Sloan’s would also not move any furniture prior to painting a room, and neither would they move it back again afterwards, and left all this heavy work to my wife and I, even although I explained to them that I previously had some serious back problems.
On repeated occasions, paint was splashed and sprayed on floors, wood trim, doors, granite counter tops, and fixtures, because Sloan’s had not consistently protected these things as stated in the contract. When the issue was raised by me, Michael reacted in a defensive and argumentative manner. As a result of this insufficient protection, my wife and I had to repeatedly spend our evenings and weekends scraping paint splashes and spray off of the surfaces where it should not have been. Also, excessive paint and stain were used in several areas, leaving both “runs” and large streaks.
Sloan’s also had to be repeatedly reminded of several omissions in their work, including some areas of walls and ceilings being left unpainted, and also some only receiving one coat where the surrounding areas had the required two coats. As well, several areas of newly required drywall mudding were left un-sanded prior to the painting, and consequently were left with very noticeable bumps and ridges.
After having left the downspouts down for several weeks, while no painting was being done on the exterior of the house, Sloan’s finally reattached them at our request. However, first a small and then a very large downspout fell off because they had been improperly reattached without the clamps. When asked to reattach the large one, Michael was very uncooperative, and did not return until a few days later to do so. When I expressed concern about the danger of these falling, he dismissed it by saying that they were very light.

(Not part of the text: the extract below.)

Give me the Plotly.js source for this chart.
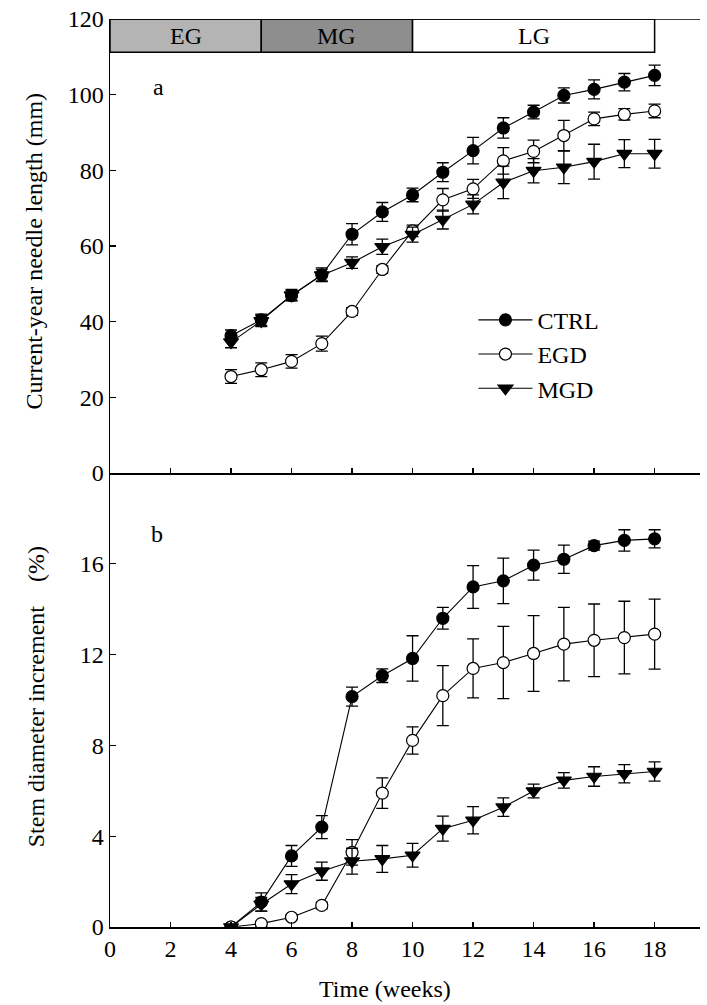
<!DOCTYPE html>
<html>
<head>
<meta charset="utf-8">
<script src="https://cdn.plot.ly/plotly-3.0.1.min.js"></script>
<style>html,body{margin:0;padding:0;background:#fff;}#chart{width:707px;height:1005px;}</style>
</head>
<body>
<div id="chart"></div>
<script>
// ---- data ----
const weeks = [4, 5, 6, 7, 8, 9, 10, 11, 12, 13, 14, 15, 16, 17, 18];
const seriesNames = ["CTRL", "EGD", "MGD"];

const needleCTRL    = [36.3, 40.5, 46.9, 52.4, 63.1, 69.0, 73.5, 79.5, 85.2, 91.2, 95.4, 99.8, 101.4, 103.3, 105.1];
const needleCTRLErr = [1.5, 1.5, 1.3, 1.8, 2.8, 2.5, 1.8, 2.5, 3.5, 2.7, 1.8, 2.0, 2.5, 2.3, 2.7];
const needleEGD     = [25.5, 27.3, 29.5, 34.2, 42.7, 53.8, 64.0, 72.2, 75.1, 82.5, 85.0, 89.2, 93.6, 94.8, 95.7];
const needleEGDErr  = [1.8, 1.8, 1.8, 2.0, 1.0, 1.0, 1.5, 3.0, 2.5, 3.5, 3.0, 4.0, 1.8, 1.5, 1.8];
const needleMGD     = [34.6, 40.2, 47.0, 52.3, 55.6, 59.8, 63.0, 67.0, 71.0, 76.8, 79.9, 80.8, 82.3, 84.4, 84.4];
const needleMGDErr  = [1.5, 1.5, 1.5, 1.5, 1.5, 2.0, 2.0, 2.5, 2.5, 4.3, 3.2, 4.3, 4.6, 3.7, 3.8];

const stemCTRL    = [0, 1.1, 3.13, 4.4, 10.15, 11.07, 11.83, 13.6, 14.98, 15.25, 15.94, 16.2, 16.8, 17.03, 17.1];
const stemCTRLErr = [0, 0.4, 0.46, 0.51, 0.42, 0.3, 1.0, 0.48, 0.94, 1.0, 0.66, 0.62, 0.2, 0.47, 0.4];
const stemEGD     = [0, 0.15, 0.43, 0.95, 3.29, 5.9, 8.22, 10.19, 11.39, 11.65, 12.05, 12.46, 12.63, 12.75, 12.9];
const stemEGDErr  = [0, 0.1, 0.1, 0.15, 0.56, 0.67, 0.6, 1.32, 1.3, 1.59, 1.67, 1.62, 1.6, 1.6, 1.54];
const stemMGD     = [0, 1.0, 1.89, 2.46, 2.9, 3.0, 3.16, 4.33, 4.7, 5.28, 5.99, 6.46, 6.63, 6.75, 6.85];
const stemMGDErr  = [0, 0.3, 0.42, 0.4, 0.57, 0.59, 0.52, 0.55, 0.6, 0.41, 0.3, 0.34, 0.43, 0.4, 0.42];

const phaseNames = ["EG", "MG", "LG"];
const phaseStart = [0, 5, 10];
const phaseEnd   = [5, 10, 18];
const phaseLow = 111.2, phaseHigh = 120;

const xTicks = [0, 2, 4, 6, 8, 10, 12, 14, 16, 18];
const needleTicks = [0, 20, 40, 60, 80, 100, 120];
const stemTicks = [0, 4, 8, 12, 16];

// ---- styles ----
const FONT = "Liberation Serif, Times New Roman, serif";
const phaseColors = ["#b4b4b4", "#8e8e8e", "#ffffff"];
const symbols = { CTRL: "circle", EGD: "circle", MGD: "triangle-down" };
const fills   = { CTRL: "#000000", EGD: "#ffffff", MGD: "#000000" };

function trace(name, y, err, xa, ya, showlegend) {
  return {
    type: "scatter", mode: "lines+markers", name: name,
    x: weeks, y: y, xaxis: xa, yaxis: ya,
    legendgroup: name, showlegend: showlegend,
    line: { color: "#000", width: 1.1 },
    marker: { symbol: symbols[name], size: name === "MGD" ? 13 : 12, color: fills[name],
              line: { color: "#000", width: 1.2 } },
    error_y: { type: "data", array: err, visible: true, color: "#000", thickness: 1.3, width: 6 }
  };
}

const needle = { CTRL: [needleCTRL, needleCTRLErr], EGD: [needleEGD, needleEGDErr], MGD: [needleMGD, needleMGDErr] };
const stem   = { CTRL: [stemCTRL, stemCTRLErr],     EGD: [stemEGD, stemEGDErr],     MGD: [stemMGD, stemMGDErr] };

const data = [];
seriesNames.forEach(n => data.push(trace(n, needle[n][0], needle[n][1], "x", "y", true)));
seriesNames.forEach(n => data.push(trace(n, stem[n][0], stem[n][1], "x2", "y2", false)));

const shapes = phaseNames.map((p, i) => ({
  type: "rect", xref: "x", yref: "y", x0: phaseStart[i], x1: phaseEnd[i], y0: phaseLow, y1: phaseHigh,
  fillcolor: phaseColors[i], line: { color: "#000", width: 1.5 }, layer: "above"
}));
shapes.push({ type: "line", xref: "x", yref: "y", x0: 0, x1: 19.5, y0: 120, y1: 120,
  line: { color: "#000", width: 1.5 } });

const annotations = phaseNames.map((p, i) => ({
  text: p, xref: "x", yref: "y", x: (phaseStart[i] + phaseEnd[i]) / 2, y: (phaseLow + phaseHigh) / 2,
  showarrow: false, font: { family: FONT, size: 24, color: "#000" }
}));
annotations.push(
  { text: "a", xref: "x", yref: "y", x: 1.6, y: 102, showarrow: false, font: { family: FONT, size: 24, color: "#000" } },
  { text: "b", xref: "x2", yref: "y2", x: 1.55, y: 17.3, showarrow: false, font: { family: FONT, size: 24, color: "#000" } },
  { text: "Current-year needle length (mm)", xref: "paper", yref: "paper", x: 0, y: 0.744, xshift: -76,
    xanchor: "center", yanchor: "middle",
    textangle: -90, showarrow: false, font: { family: FONT, size: 24, color: "#000" } },
  { text: "Stem diameter increment\u3000(%)", xref: "paper", yref: "paper", x: 0, y: 0.253, xshift: -74,
    xanchor: "center", yanchor: "middle",
    textangle: -90, showarrow: false, font: { family: FONT, size: 24, color: "#000" } },
  { text: "Time (weeks)", xref: "paper", yref: "paper", x: 0.466, y: 0, yshift: -62,
    xanchor: "center", yanchor: "middle",
    showarrow: false, font: { family: FONT, size: 24, color: "#000" } }
);

const axisCommon = {
  showgrid: false, zeroline: false, showline: true, linecolor: "#000", linewidth: 1.5,
  ticks: "inside", ticklen: 5, tickcolor: "#000", tickwidth: 1.2,
  tickfont: { family: FONT, size: 24, color: "#000" }
};

const layout = {
  width: 707, height: 1005,
  margin: { l: 110, r: 7, t: 19, b: 78 },
  paper_bgcolor: "#fff", plot_bgcolor: "#fff",
  font: { family: FONT, color: "#000" },
  showlegend: true,
  legend: { x: 0.616, y: 0.693, xanchor: "left", yanchor: "top", bgcolor: "rgba(0,0,0,0)",
            itemwidth: 54,
            font: { family: FONT, size: 24, color: "#000" }, tracegroupgap: 0, traceorder: "normal" },
  xaxis: Object.assign({}, axisCommon, { domain: [0, 1], range: [0, 19.5], anchor: "y",
            tickvals: xTicks, showticklabels: false }),
  yaxis: Object.assign({}, axisCommon, { domain: [0.5, 1], range: [0, 120], anchor: "x",
            tickvals: needleTicks, ticklen: 6 }),
  xaxis2: Object.assign({}, axisCommon, { domain: [0, 1], range: [0, 19.5], anchor: "y2",
            tickvals: xTicks }),
  yaxis2: Object.assign({}, axisCommon, { domain: [0, 0.5], range: [0, 20], anchor: "x2",
            tickvals: stemTicks, ticklen: 6 }),
  shapes: shapes,
  annotations: annotations
};

Plotly.newPlot("chart", data, layout, { displayModeBar: false, staticPlot: true });
</script>
</body>
</html>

When asked at the beginning of the project how many coats of finish would be required on the wood trim, so that it would match the doors, as stated in the contract, Sloan's stated that a minimum of four coats would be needed and would be done before the painting, after which a fifth coat would be applied if needed. However, towards the end of Sloan’s work, several areas of wood trim had obviously received less sanding and coats of stain than others, so that they were left rough to the touch and still looked like unfinished wood, which contrasted noticeably with the rest of the wood trim and doors. When reminded of this, Michael argued that they had already exceeded the number of coats specified in the contract.
We updated our list of work deficiencies and emailed these to Sloan’s as new issues were discovered, followed by an on-site review of these as needed with Sloan’s on the following day. All of these deficiencies and the problematic behaviour of Sloan’s were frequently communicated to the General Contractor, who assured us that all of these issues would be addressed by Sloan’s. However, Sloan’s behaviour did not improve, and their reluctance and/or inability to address many of the deficiencies became increasingly obvious, regardless of our many attempts to encourage Sloan’s to improve.
I was then left with no alternative but to terminate the contract, although the interior was incomplete and the exterior barely started. This contract termination occurred about the middle of October, 2010.
Sloan’s later invoiced us, not just for the balance of the work completed, but for approximately twice what had been quoted for the interior, with various justifications including the loss of the deposit on the exterior. Upon advice from our lawyers, we offered Sloan’s reasonable payment for the work done, less the cost of correcting the deficiencies in their work. Sloan’s then sent another letter demanding full payment of the amount they had invoiced and stating their intent to place a lien on our house if this payment was not received.
Again, on the advice of our lawyers, we offered Sloan’s what was deemed reasonable payment, and again, Sloan’s rejected this, and then sent a completely different invoice with different justification, but for approximately the same amount. Their new justification included such things as additional coats of finish on the trim and wasted time for conversations with me. However, the only conversations that were initiated by me were those necessary to plan and discuss the status of the work.
We once more responded as before, and then Sloan’s referred the matter to a Claims Agency, who resubmitted Sloan’s claim to us. We responded to the Claims Agency that there was a contract dispute and provided the Claims Agency with a copy of the response and cheque we had previously sent to Sloan’s, offering the Claims Agency the same settlement. After that, we heard no more from the Claims Agency.
After a short time, we received notice from Sloan’s that they had filed a claim in the Small Claims Court. As part of the Small Claims process, prior to going to court, a Mediation Conference was held. At the end of the mediation, we offered Sloan’s a much lesser amount than what they were claiming, which they accepted. While knowing that Sloan’s was not in any way entitled to even that amount, my wife and I offered it only so that we could focus properly on a much more important personal priority for us at that time. This process was completed shortly after the middle of April, 2011.
While the dispute was in process, to correct the deficiencies in Sloan’s work, we had to hire another painter, which added yet another substantial cost overrun to the renovation project.
In closing, it is the sincere wish of my wife and I, that by sharing our experience, other homeowners may be saved a similar experience.